> The problem
List each line of the data in which the string "Write" appears.

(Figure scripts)
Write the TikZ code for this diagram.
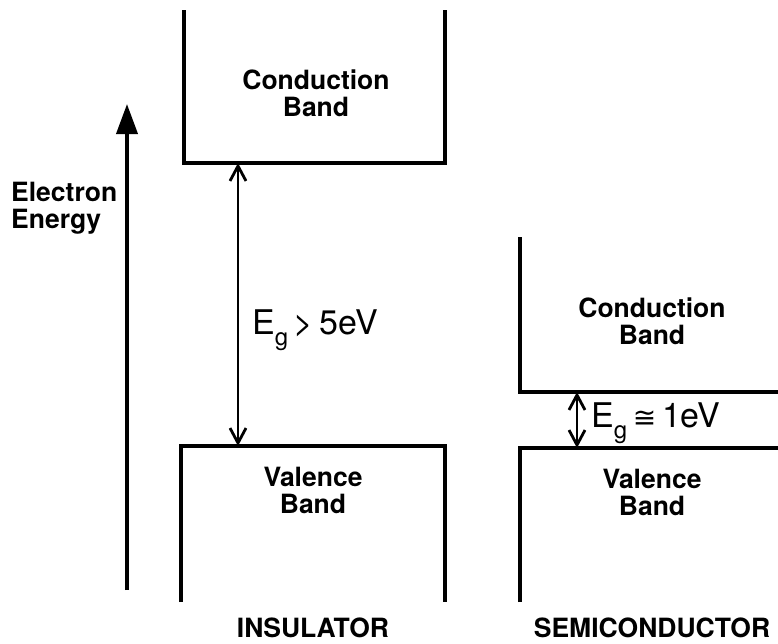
\documentclass[tikz,border=0pt]{standalone}
\usepackage{fontspec}
\setmainfont{TeX Gyre Heros}
\newfontfamily\symfont{DejaVu Sans}
\usetikzlibrary{arrows.meta}
\newcommand{\gapsub}{\raisebox{-11pt}{\fontsize{24}{24}\selectfont g}}
\begin{document}
\begin{tikzpicture}[x=1pt,y=-1pt,
	edge/.style={line width=3.8pt, line cap=butt, line join=miter},
	gap/.style={line width=2.8pt, {Straight Barb[length=15pt,width=16pt,line width=2.8pt]}-{Straight Barb[length=15pt,width=16pt,line width=2.8pt]}},
	axis/.style={line width=3.8pt, -{Triangle[length=30pt,width=21pt]}},
	lbl/.style={inner sep=0pt, align=center, font=\fontsize{26.5}{27}\selectfont\bfseries},
	eg/.style={inner sep=0pt, anchor=west, font=\fontsize{34}{34}\selectfont}]
	\useasboundingbox (0,0) rectangle (778,643);
	% energy axis
	\coordinate (E0) at (127,590);
	\coordinate (E1) at (127,104);
	\draw[axis] (E0) -- (E1);
	\node (elen) at (11,208)	[lbl, anchor=west, align=left]	{Electron\\Energy};
	% insulator
	\draw[edge] (184,10) -- (184,163) -- (445,163) -- (445,10);
	\draw[edge] (181,602) -- (181,446) -- (445,446) -- (445,602);
	\node (cbI) at (316,93)	[lbl]	{Conduction\\Band};
	\node (vbI) at (313,490)	[lbl]	{Valence\\Band};
	\coordinate (gI1) at (238,163);
	\coordinate (gI2) at (238,446);
	\draw[gap] (gI1) -- (gI2);
	\node (egI) at (252,330)	[eg]	{E\gapsub\,>\,5eV};
	\node (ins) at (313,628)	[lbl]	{INSULATOR};
	% semiconductor
	\draw[edge] (520,237) -- (520,392) -- (780,392);
	\draw[edge] (520,602) -- (520,448) -- (780,448);
	\node (cbS) at (652,321)	[lbl]	{Conduction\\Band};
	\node (vbS) at (652,492)	[lbl]	{Valence\\Band};
	\coordinate (gS1) at (577,392);
	\coordinate (gS2) at (577,448);
	\draw[gap] (gS1) -- (gS2);
	\node (egS) at (591,423)	[eg]	{E\gapsub\,{\symfont\fontsize{28}{28}\selectfont ≅}\,1eV};
	\node (semi) at (652,628)	[lbl]	{SEMICONDUCTOR};
\end{tikzpicture}
\end{document}
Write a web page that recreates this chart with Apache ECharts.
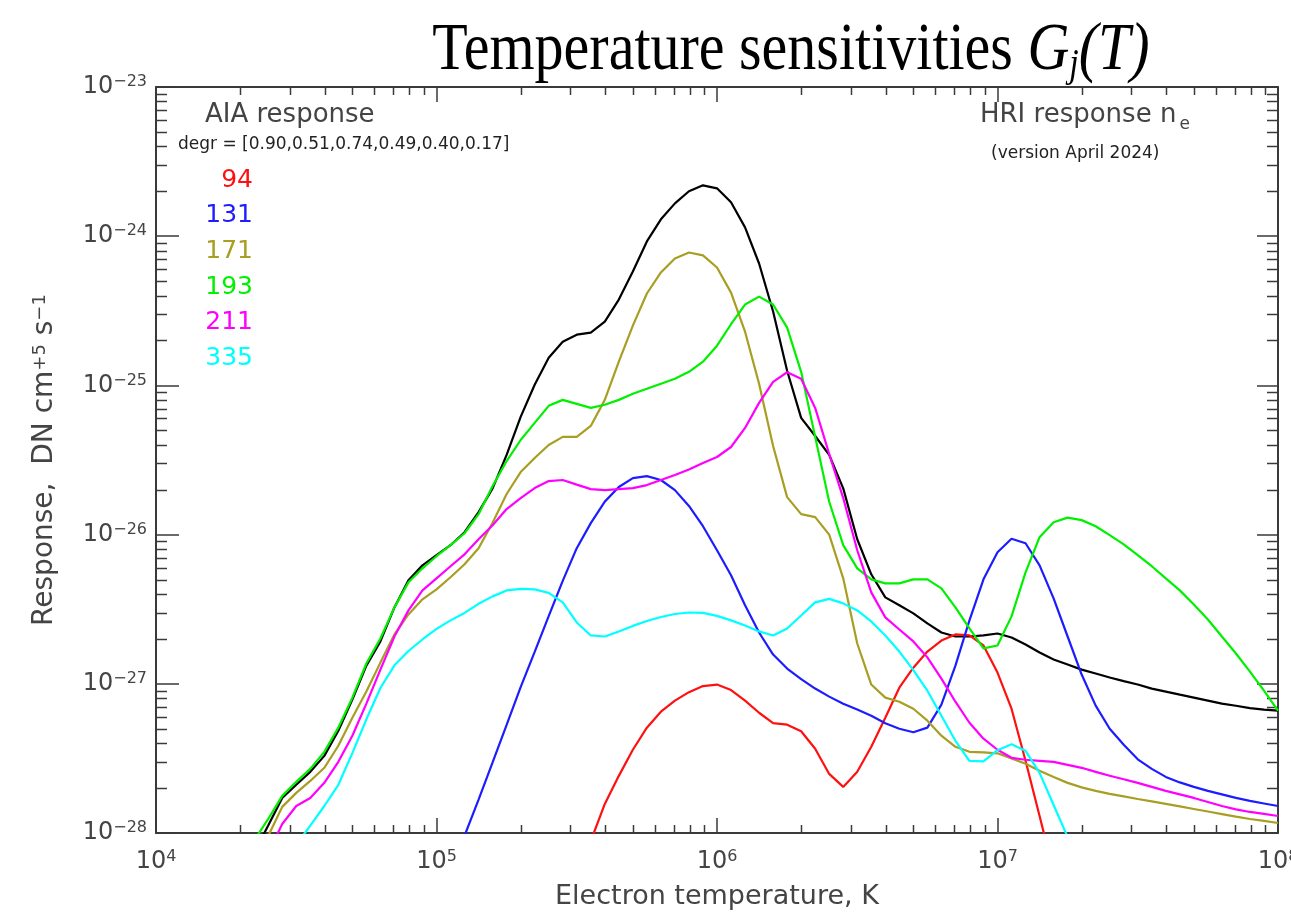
<!DOCTYPE html>
<html>
<head>
<meta charset="utf-8">
<script src="https://cdn.jsdelivr.net/npm/echarts@6/dist/echarts.min.js"></script>
<style>html,body{margin:0;padding:0;background:#fff;overflow:hidden}#c{width:1291px;height:916px;overflow:hidden}</style>
</head>
<body>
<div id="c"></div>
<script>
// log10 of electron temperature (K), shared sampling grid
const logT = [4.30,4.35,4.40,4.45,4.50,4.55,4.60,4.65,4.70,4.75,4.80,4.85,4.90,4.95,5.00,
  5.05,5.10,5.15,5.20,5.25,5.30,5.35,5.40,5.45,5.50,5.55,5.60,5.65,5.70,5.75,5.80,5.85,5.90,5.95,6.00,
  6.05,6.10,6.15,6.20,6.25,6.30,6.35,6.40,6.45,6.50,6.55,6.60,6.65,6.70,6.75,6.80,6.85,6.90,6.95,7.00,
  7.05,7.10,7.15,7.20,7.25,7.30,7.35,7.40,7.45,7.50,7.55,7.60,7.65,7.70,7.75,7.80,7.85,7.90,7.95,8.00];

// log10 of response (DN cm^5 s^-1)
const gHRI = [-28.32,-28.13,-27.95,-27.765,-27.677,-27.59,-27.483,-27.315,-27.106,-26.878,-26.716,-26.488,-26.306,-26.206,-26.138,
  -26.071,-25.984,-25.849,-25.69,-25.466,-25.211,-24.996,-24.815,-24.707,-24.66,-24.646,-24.573,-24.425,-24.237,-24.035,-23.887,-23.78,-23.699,-23.659,-23.679,
  -23.773,-23.941,-24.183,-24.505,-24.902,-25.218,-25.339,-25.466,-25.69,-26.031,-26.266,-26.421,-26.474,-26.528,-26.595,-26.656,-26.683,-26.683,-26.676,-26.663,
  -26.69,-26.737,-26.79,-26.837,-26.871,-26.905,-26.931,-26.958,-26.982,-27.005,-27.032,-27.052,-27.073,-27.093,-27.113,-27.133,-27.147,-27.163,-27.173,-27.18];

const g94 = [null,null,null,null,null,null,null,null,null,null,null,null,null,null,null,
  null,null,null,null,null,null,null,null,-28.6,-28.32,-28.054,-27.805,-27.617,-27.442,-27.294,-27.187,-27.113,-27.056,-27.015,-27.005,
  -27.042,-27.113,-27.194,-27.264,-27.274,-27.318,-27.435,-27.604,-27.691,-27.59,-27.422,-27.227,-27.026,-26.892,-26.784,-26.71,-26.669,-26.676,-26.743,-26.925,
  -27.167,-27.516,-27.886,-28.26,-28.65,null,null,null,null,null,null,null,null,null,null,null,null,null,null,null];

const g131 = [null,null,null,null,null,null,null,null,null,null,null,null,null,null,-28.52,
  -28.27,-28.018,-27.776,-27.527,-27.276,-27.022,-26.786,-26.546,-26.31,-26.091,-25.923,-25.779,-25.681,-25.621,-25.608,-25.634,-25.702,-25.808,-25.944,-26.105,
  -26.273,-26.474,-26.656,-26.804,-26.898,-26.969,-27.032,-27.086,-27.133,-27.173,-27.214,-27.264,-27.301,-27.325,-27.294,-27.14,-26.878,-26.575,-26.3,-26.118,
  -26.028,-26.058,-26.206,-26.427,-26.683,-26.938,-27.146,-27.301,-27.409,-27.506,-27.57,-27.624,-27.661,-27.691,-27.718,-27.741,-27.765,-27.785,-27.802,-27.819];

const g171 = [-28.4,-28.2,-28.02,-27.825,-27.731,-27.651,-27.563,-27.415,-27.227,-27.052,-26.858,-26.669,-26.535,-26.434,-26.367,
  -26.286,-26.199,-26.091,-25.92,-25.728,-25.581,-25.487,-25.399,-25.345,-25.345,-25.272,-25.097,-24.841,-24.599,-24.384,-24.243,-24.149,-24.109,-24.129,-24.21,
  -24.378,-24.64,-24.989,-25.406,-25.749,-25.863,-25.883,-26.0,-26.293,-26.73,-27.005,-27.093,-27.12,-27.167,-27.247,-27.348,-27.422,-27.456,-27.459,-27.466,
  -27.5,-27.536,-27.583,-27.624,-27.664,-27.694,-27.718,-27.738,-27.755,-27.772,-27.788,-27.805,-27.822,-27.839,-27.856,-27.873,-27.89,-27.906,-27.919,-27.933];

const g193 = [-28.25,-28.05,-27.906,-27.751,-27.657,-27.57,-27.456,-27.294,-27.093,-26.864,-26.696,-26.488,-26.32,-26.226,-26.145,
  -26.071,-25.991,-25.863,-25.675,-25.507,-25.366,-25.251,-25.137,-25.097,-25.124,-25.151,-25.13,-25.097,-25.056,-25.023,-24.989,-24.956,-24.909,-24.841,-24.734,
  -24.59,-24.458,-24.405,-24.458,-24.613,-24.909,-25.345,-25.78,-26.071,-26.226,-26.3,-26.327,-26.327,-26.3,-26.3,-26.36,-26.488,-26.629,-26.763,-26.743,
  -26.548,-26.253,-26.017,-25.917,-25.886,-25.903,-25.944,-26.004,-26.065,-26.138,-26.212,-26.293,-26.374,-26.468,-26.569,-26.683,-26.797,-26.918,-27.046,-27.18];

const g211 = [-28.6,-28.35,-28.134,-27.94,-27.819,-27.765,-27.664,-27.523,-27.348,-27.133,-26.905,-26.683,-26.508,-26.374,-26.293,
  -26.212,-26.132,-26.031,-25.937,-25.829,-25.755,-25.688,-25.641,-25.634,-25.665,-25.695,-25.702,-25.695,-25.688,-25.668,-25.634,-25.601,-25.564,-25.52,-25.48,
  -25.413,-25.285,-25.117,-24.976,-24.912,-24.956,-25.151,-25.46,-25.755,-26.105,-26.387,-26.555,-26.636,-26.716,-26.823,-26.965,-27.12,-27.261,-27.368,-27.442,
  -27.496,-27.509,-27.516,-27.523,-27.543,-27.563,-27.59,-27.616,-27.64,-27.664,-27.691,-27.718,-27.741,-27.765,-27.792,-27.819,-27.842,-27.859,-27.872,-27.886];

const g335 = [-28.65,-28.5,-28.35,-28.19,-28.08,-27.95,-27.819,-27.677,-27.465,-27.238,-27.028,-26.876,-26.78,-26.703,-26.632,
  -26.575,-26.525,-26.464,-26.414,-26.374,-26.364,-26.367,-26.391,-26.454,-26.589,-26.676,-26.683,-26.649,-26.612,-26.579,-26.552,-26.532,-26.522,-26.525,-26.545,
  -26.575,-26.609,-26.649,-26.676,-26.629,-26.542,-26.454,-26.431,-26.461,-26.508,-26.582,-26.676,-26.784,-26.908,-27.046,-27.214,-27.382,-27.516,-27.52,-27.445,
  -27.405,-27.449,-27.597,-27.812,-28.027,-28.25,null,null,null,null,null,null,null,null,null,null,null,null,null,null];

const channels = ['94','131','171','193','211','335'];
const channelColors = ['#ff1010','#1c1cff','#a89e22','#00f000','#ff00ff','#00ffff'];
const degr = [0.90,0.51,0.74,0.49,0.40,0.17];
const xDecades = [4,5,6,7,8];          // exponents of temperature ticks
const yDecades = [-28,-27,-26,-25,-24,-23]; // exponents of response ticks
const minorFactors = [2,3,4,5,6,7,8,9];

const channelData = [g94,g131,g171,g193,g211,g335];
const AX = '#3a3a3a';
const LF = 'DejaVu Sans';
const TXT = '#444';

function pairs(arr){ return logT.map((t,i)=>[t, arr[i]]); }

const minorData = [];
for (let d = xDecades[0]; d < xDecades[xDecades.length-1]; d++)
  for (const f of minorFactors) minorData.push([0, d + Math.log10(f)]);
for (let d = yDecades[0]; d < yDecades[yDecades.length-1]; d++)
  for (const f of minorFactors) minorData.push([1, d + Math.log10(f)]);

function renderMinor(params, api){
  const kind = api.value(0), v = api.value(1);
  const cs = params.coordSys;
  const st = {stroke: AX, lineWidth: 1.5};
  if (kind === 0){
    const px = Math.round(api.coord([v, yDecades[0]])[0]) + 0.5;
    const b = cs.y + cs.height, t = cs.y;
    return {type:'group', children:[
      {type:'line', shape:{x1:px,y1:b,x2:px,y2:b-8}, style:st},
      {type:'line', shape:{x1:px,y1:t,x2:px,y2:t+8}, style:st}]};
  } else {
    const py = Math.round(api.coord([xDecades[0], v])[1]) + 0.5;
    const l = cs.x, r = cs.x + cs.width;
    return {type:'group', children:[
      {type:'line', shape:{x1:l,y1:py,x2:l+11,y2:py}, style:st},
      {type:'line', shape:{x1:r,y1:py,x2:r-11,y2:py}, style:st}]};
  }
}

const xRich = {b:{fontSize:24,fontFamily:LF,color:TXT,lineHeight:26},
               s:{fontSize:16,fontFamily:LF,color:TXT,verticalAlign:'top',lineHeight:2}};
const yRich = {b:{fontSize:24,fontFamily:LF,color:TXT,lineHeight:26},
               s:{fontSize:16,fontFamily:LF,color:TXT,verticalAlign:'top',lineHeight:8}};

const axisCommon = {
  type:'value', splitLine:{show:false},
  axisLine:{show:true, onZero:false, lineStyle:{color:AX, width:2}},
};

const series = [];
series.push({type:'custom', renderItem: renderMinor, data: minorData, silent:true, z:1, clip:false});
series.push({type:'line', name:'HRI', data: pairs(gHRI), showSymbol:false, symbol:'none',
  lineStyle:{color:'#000', width:2.2}, itemStyle:{color:'#000'}, z:2, clip:true});
channels.forEach((c,i)=>{
  series.push({type:'line', name:c, data: pairs(channelData[i]), showSymbol:false, symbol:'none',
    lineStyle:{color:channelColors[i], width:2.2}, itemStyle:{color:channelColors[i]}, z:3, clip:true});
});

const graphic = [
  {type:'text', x:791, y:51, scaleY:1.16, style:{
    text:'{n|Temperature sensitivities }{i|G}{j|j}{i|(T)}',
    align:'center', verticalAlign:'middle',
    rich:{
      n:{fontFamily:'Liberation Serif', fontSize:58, fill:'#000', lineHeight:60},
      i:{fontFamily:'Liberation Serif', fontSize:58, fontStyle:'italic', fill:'#000', lineHeight:60},
      j:{fontFamily:'Liberation Serif', fontSize:34, fontStyle:'italic', fill:'#000', lineHeight:32, verticalAlign:'bottom'}
    }}},
  {type:'text', x:205, y:115, style:{text:'AIA response', font:'26px "DejaVu Sans"', fill:TXT, align:'left', verticalAlign:'middle'}},
  {type:'text', x:178, y:145, style:{text:'degr = [' + degr.map(v=>v.toFixed(2)).join(',') + ']', font:'17px "DejaVu Sans"', fill:'#222', align:'left', verticalAlign:'middle'}},
  {type:'text', x:980, y:115, style:{text:'{m|HRI response n}{e|e}', align:'left', verticalAlign:'middle',
    rich:{m:{fontFamily:LF, fontSize:26, fill:TXT, lineHeight:36},
          e:{fontFamily:LF, fontSize:17, fill:TXT, lineHeight:10, verticalAlign:'bottom', padding:[0,0,0,3]}}}},
  {type:'text', x:991, y:154, style:{text:'(version April 2024)', font:'17px "DejaVu Sans"', fill:'#222', align:'left', verticalAlign:'middle'}}
];
channels.forEach((c,i)=>{
  graphic.push({type:'text', x:253, y:180 + i*35.7, style:{text:c, font:'25px "DejaVu Sans"', fill:channelColors[i], align:'right', verticalAlign:'middle'}});
});

const option = {
  backgroundColor:'#fff',
  animation:false,
  grid:{left:156, right:13, top:87, bottom:83, containLabel:false, outerBoundsMode:'none'},
  xAxis:[
    Object.assign({}, axisCommon, {position:'bottom', min:xDecades[0], max:xDecades[xDecades.length-1], interval:1,
      axisTick:{show:true, inside:true, length:15, lineStyle:{color:AX, width:1.5}},
      axisLabel:{show:true, margin:16, formatter:v=>'{b|10}{s|'+v+'}', rich:xRich, showMinLabel:true, showMaxLabel:true, hideOverlap:false},
      name:'Electron temperature, K', nameLocation:'middle', nameGap:50,
      nameTextStyle:{fontFamily:LF, fontSize:27, color:TXT}}),
    Object.assign({}, axisCommon, {position:'top', min:xDecades[0], max:xDecades[xDecades.length-1], interval:1,
      axisTick:{show:true, inside:true, length:15, lineStyle:{color:AX, width:1.5}},
      axisLabel:{show:false}})
  ],
  yAxis:[
    Object.assign({}, axisCommon, {position:'left', min:yDecades[0], max:yDecades[yDecades.length-1], interval:1,
      axisTick:{show:true, inside:true, length:23, lineStyle:{color:AX, width:1.5}},
      axisLabel:{show:true, margin:9, formatter:v=>'{b|10}{s|\u2212'+Math.abs(v)+'}', rich:yRich, showMinLabel:true, showMaxLabel:true},
      name:'Response,  DN cm{s|+5} s{s|\u22121}', nameLocation:'middle', nameRotate:90, nameGap:97,
      nameTextStyle:{fontFamily:LF, fontSize:28, color:TXT,
        rich:{s:{fontFamily:LF, fontSize:18, color:TXT, verticalAlign:'top', lineHeight:8}}}}),
    Object.assign({}, axisCommon, {position:'right', min:yDecades[0], max:yDecades[yDecades.length-1], interval:1,
      axisTick:{show:true, inside:true, length:21, lineStyle:{color:AX, width:1.5}},
      axisLabel:{show:false}})
  ],
  series: series,
  graphic: graphic
};

const chart = echarts.init(document.getElementById('c'), null, {renderer:'canvas', width:1291, height:916});
chart.setOption(option);
</script>
</body>
</html>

> Answer to this problem
Write the TikZ code for this diagram.
Write a web page that recreates this chart with Apache ECharts.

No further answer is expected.